** START OF DATASET EXTRACT **

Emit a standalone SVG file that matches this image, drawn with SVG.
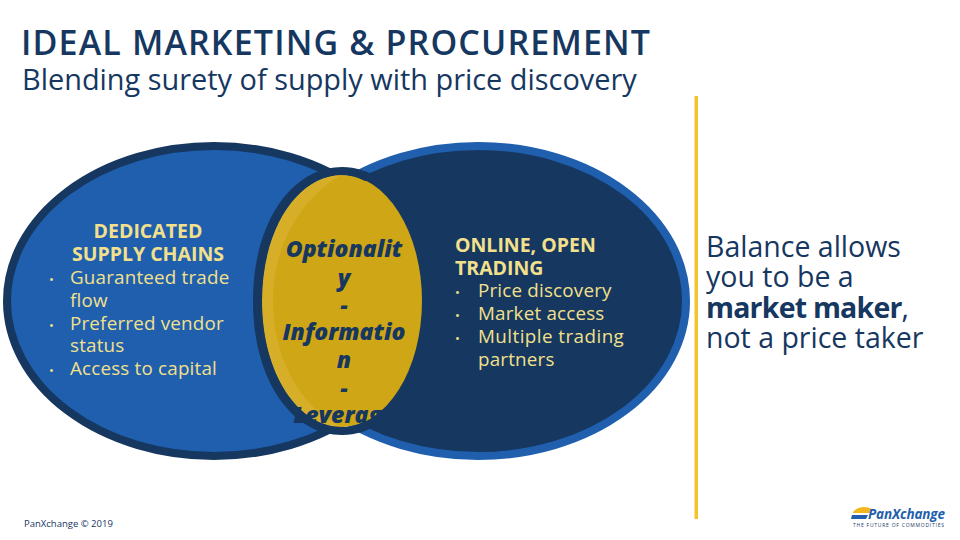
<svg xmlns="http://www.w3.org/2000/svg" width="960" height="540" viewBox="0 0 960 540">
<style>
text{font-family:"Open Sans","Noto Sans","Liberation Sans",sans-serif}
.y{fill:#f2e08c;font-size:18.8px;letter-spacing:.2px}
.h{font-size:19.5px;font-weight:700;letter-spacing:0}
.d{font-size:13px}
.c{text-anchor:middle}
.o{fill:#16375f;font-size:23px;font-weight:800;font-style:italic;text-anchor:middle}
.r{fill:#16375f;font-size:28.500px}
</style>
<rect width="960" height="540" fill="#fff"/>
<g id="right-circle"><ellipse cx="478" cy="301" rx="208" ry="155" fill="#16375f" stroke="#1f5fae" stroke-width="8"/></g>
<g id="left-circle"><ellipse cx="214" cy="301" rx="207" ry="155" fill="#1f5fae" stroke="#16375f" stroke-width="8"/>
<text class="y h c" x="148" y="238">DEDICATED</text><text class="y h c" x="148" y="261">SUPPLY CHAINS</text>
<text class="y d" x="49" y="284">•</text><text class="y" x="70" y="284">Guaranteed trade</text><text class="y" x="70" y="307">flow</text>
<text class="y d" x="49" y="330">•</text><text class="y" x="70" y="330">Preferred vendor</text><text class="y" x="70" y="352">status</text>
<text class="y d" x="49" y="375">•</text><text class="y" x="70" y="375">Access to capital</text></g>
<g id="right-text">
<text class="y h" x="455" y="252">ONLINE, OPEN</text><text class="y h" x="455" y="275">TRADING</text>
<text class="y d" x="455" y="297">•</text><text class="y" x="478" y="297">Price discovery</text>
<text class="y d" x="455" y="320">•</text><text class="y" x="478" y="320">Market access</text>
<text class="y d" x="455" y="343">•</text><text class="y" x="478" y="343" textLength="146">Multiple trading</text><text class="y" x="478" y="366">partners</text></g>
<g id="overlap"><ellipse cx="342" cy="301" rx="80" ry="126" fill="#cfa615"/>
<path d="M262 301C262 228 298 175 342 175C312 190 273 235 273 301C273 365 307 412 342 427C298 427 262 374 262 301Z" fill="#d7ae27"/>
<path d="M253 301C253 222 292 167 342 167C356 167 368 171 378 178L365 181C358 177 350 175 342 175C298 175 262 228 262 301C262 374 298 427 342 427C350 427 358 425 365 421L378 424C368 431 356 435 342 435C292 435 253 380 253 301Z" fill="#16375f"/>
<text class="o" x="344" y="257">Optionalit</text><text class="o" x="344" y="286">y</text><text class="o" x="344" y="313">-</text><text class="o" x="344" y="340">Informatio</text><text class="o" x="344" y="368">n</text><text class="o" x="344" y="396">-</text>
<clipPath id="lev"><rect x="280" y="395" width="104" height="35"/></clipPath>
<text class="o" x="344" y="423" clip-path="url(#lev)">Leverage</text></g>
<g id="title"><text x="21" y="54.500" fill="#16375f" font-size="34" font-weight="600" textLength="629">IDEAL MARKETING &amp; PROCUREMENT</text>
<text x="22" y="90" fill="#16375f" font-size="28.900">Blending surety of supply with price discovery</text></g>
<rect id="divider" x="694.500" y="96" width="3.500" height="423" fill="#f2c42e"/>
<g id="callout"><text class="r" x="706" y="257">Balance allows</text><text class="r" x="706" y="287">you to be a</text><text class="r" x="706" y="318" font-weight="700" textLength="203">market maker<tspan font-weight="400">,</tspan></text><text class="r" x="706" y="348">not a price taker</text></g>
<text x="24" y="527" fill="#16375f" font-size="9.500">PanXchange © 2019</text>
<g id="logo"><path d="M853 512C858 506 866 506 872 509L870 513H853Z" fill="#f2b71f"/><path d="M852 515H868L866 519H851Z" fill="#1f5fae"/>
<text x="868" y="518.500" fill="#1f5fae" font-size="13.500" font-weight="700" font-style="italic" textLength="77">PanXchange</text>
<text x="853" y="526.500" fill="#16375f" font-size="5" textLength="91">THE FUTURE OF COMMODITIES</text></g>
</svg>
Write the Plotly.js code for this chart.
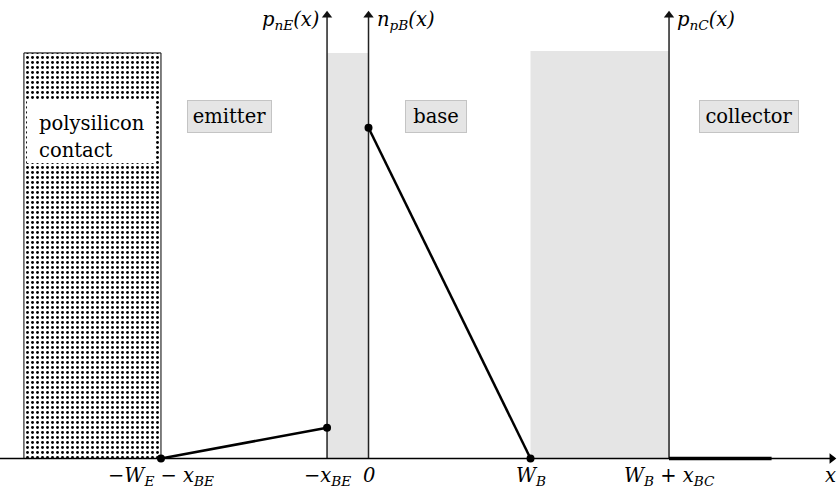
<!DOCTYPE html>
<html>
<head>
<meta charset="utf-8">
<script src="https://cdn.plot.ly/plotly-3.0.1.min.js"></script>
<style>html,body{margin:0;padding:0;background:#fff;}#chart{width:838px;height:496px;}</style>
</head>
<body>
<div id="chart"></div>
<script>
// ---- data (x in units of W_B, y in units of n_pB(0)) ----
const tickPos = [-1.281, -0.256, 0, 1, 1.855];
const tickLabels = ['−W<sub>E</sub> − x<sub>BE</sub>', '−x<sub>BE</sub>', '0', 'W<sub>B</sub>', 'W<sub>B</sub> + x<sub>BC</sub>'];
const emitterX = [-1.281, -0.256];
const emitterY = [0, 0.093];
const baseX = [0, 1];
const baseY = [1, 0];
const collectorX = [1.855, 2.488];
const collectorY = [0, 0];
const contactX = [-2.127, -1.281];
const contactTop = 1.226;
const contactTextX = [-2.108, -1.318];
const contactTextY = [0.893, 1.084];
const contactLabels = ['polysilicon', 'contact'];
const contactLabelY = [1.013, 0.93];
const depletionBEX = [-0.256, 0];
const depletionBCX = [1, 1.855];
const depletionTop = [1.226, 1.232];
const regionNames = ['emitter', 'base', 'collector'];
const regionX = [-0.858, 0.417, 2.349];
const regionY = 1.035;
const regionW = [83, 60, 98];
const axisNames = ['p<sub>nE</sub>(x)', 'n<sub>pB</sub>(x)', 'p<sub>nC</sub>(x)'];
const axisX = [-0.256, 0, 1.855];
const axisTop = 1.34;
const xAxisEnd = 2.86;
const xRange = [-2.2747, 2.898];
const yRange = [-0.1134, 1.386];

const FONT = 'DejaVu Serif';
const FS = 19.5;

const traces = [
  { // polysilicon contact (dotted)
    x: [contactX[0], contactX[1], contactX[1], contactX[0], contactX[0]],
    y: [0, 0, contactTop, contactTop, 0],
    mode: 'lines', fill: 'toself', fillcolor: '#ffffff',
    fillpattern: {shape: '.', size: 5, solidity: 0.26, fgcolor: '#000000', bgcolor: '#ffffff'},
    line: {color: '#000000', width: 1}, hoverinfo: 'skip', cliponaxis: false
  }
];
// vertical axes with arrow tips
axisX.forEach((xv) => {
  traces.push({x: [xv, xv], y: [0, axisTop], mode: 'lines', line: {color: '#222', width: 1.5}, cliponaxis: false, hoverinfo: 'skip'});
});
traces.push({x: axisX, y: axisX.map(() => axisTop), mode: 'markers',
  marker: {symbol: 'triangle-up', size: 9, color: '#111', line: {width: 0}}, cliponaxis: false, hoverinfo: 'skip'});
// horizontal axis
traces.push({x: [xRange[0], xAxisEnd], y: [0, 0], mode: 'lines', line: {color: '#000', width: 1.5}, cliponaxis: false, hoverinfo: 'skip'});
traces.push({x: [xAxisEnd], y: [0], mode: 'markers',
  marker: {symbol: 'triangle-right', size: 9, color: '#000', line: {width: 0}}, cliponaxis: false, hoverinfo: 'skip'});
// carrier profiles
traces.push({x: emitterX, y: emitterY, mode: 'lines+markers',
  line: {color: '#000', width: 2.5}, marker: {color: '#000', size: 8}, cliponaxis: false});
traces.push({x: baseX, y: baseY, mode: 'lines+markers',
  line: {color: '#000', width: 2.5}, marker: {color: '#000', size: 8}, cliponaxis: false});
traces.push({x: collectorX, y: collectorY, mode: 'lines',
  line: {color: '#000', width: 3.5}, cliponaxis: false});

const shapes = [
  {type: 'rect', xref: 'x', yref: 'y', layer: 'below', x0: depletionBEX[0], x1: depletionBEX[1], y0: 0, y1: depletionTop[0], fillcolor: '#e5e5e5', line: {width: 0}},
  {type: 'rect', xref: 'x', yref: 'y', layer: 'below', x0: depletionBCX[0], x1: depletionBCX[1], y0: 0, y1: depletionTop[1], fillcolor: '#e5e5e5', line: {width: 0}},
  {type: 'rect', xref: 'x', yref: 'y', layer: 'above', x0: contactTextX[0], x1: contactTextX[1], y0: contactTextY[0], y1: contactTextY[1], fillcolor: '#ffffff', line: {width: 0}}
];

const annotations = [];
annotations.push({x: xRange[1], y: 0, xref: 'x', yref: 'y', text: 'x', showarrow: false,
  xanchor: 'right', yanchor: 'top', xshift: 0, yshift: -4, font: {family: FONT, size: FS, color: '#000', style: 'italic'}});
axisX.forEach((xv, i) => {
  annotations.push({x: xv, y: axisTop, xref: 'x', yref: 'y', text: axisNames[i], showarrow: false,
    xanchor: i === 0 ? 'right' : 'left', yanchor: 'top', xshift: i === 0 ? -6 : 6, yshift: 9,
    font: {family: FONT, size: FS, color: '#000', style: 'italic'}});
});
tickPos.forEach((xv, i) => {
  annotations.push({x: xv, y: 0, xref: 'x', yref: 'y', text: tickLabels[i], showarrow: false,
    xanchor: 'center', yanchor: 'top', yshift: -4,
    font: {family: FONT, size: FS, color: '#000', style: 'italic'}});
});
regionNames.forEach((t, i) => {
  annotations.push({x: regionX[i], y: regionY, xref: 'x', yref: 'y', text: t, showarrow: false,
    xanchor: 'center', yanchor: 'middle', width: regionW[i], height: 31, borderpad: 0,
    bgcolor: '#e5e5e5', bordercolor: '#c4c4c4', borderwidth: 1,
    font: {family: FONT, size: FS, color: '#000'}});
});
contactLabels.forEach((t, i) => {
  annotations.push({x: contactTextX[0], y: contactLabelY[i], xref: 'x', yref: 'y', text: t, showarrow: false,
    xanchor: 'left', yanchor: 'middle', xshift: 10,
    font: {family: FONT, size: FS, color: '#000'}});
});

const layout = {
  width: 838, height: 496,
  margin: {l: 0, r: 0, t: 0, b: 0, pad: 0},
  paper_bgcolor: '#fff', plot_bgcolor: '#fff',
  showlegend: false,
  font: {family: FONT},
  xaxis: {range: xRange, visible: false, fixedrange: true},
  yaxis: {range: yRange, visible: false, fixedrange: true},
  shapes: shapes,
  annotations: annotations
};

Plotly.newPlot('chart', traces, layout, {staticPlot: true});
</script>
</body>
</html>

** END OF DATASET EXTRACT **

• _DESCRIPTION OF THE TASK_
Write out, exactly and with nothing added, everything from the line with "Write the Plotly.js code for this chart." down to the line with "const FS = 19.5;", both included. Drop any pictures.

• _CORRECT OUTPUT_
Write the Plotly.js code for this chart.
<!DOCTYPE html>
<html>
<head>
<meta charset="utf-8">
<script src="https://cdn.plot.ly/plotly-3.0.1.min.js"></script>
<style>html,body{margin:0;padding:0;background:#fff;}#chart{width:838px;height:496px;}</style>
</head>
<body>
<div id="chart"></div>
<script>
// ---- data (x in units of W_B, y in units of n_pB(0)) ----
const tickPos = [-1.281, -0.256, 0, 1, 1.855];
const tickLabels = ['−W<sub>E</sub> − x<sub>BE</sub>', '−x<sub>BE</sub>', '0', 'W<sub>B</sub>', 'W<sub>B</sub> + x<sub>BC</sub>'];
const emitterX = [-1.281, -0.256];
const emitterY = [0, 0.093];
const baseX = [0, 1];
const baseY = [1, 0];
const collectorX = [1.855, 2.488];
const collectorY = [0, 0];
const contactX = [-2.127, -1.281];
const contactTop = 1.226;
const contactTextX = [-2.108, -1.318];
const contactTextY = [0.893, 1.084];
const contactLabels = ['polysilicon', 'contact'];
const contactLabelY = [1.013, 0.93];
const depletionBEX = [-0.256, 0];
const depletionBCX = [1, 1.855];
const depletionTop = [1.226, 1.232];
const regionNames = ['emitter', 'base', 'collector'];
const regionX = [-0.858, 0.417, 2.349];
const regionY = 1.035;
const regionW = [83, 60, 98];
const axisNames = ['p<sub>nE</sub>(x)', 'n<sub>pB</sub>(x)', 'p<sub>nC</sub>(x)'];
const axisX = [-0.256, 0, 1.855];
const axisTop = 1.34;
const xAxisEnd = 2.86;
const xRange = [-2.2747, 2.898];
const yRange = [-0.1134, 1.386];

const FONT = 'DejaVu Serif';
const FS = 19.5;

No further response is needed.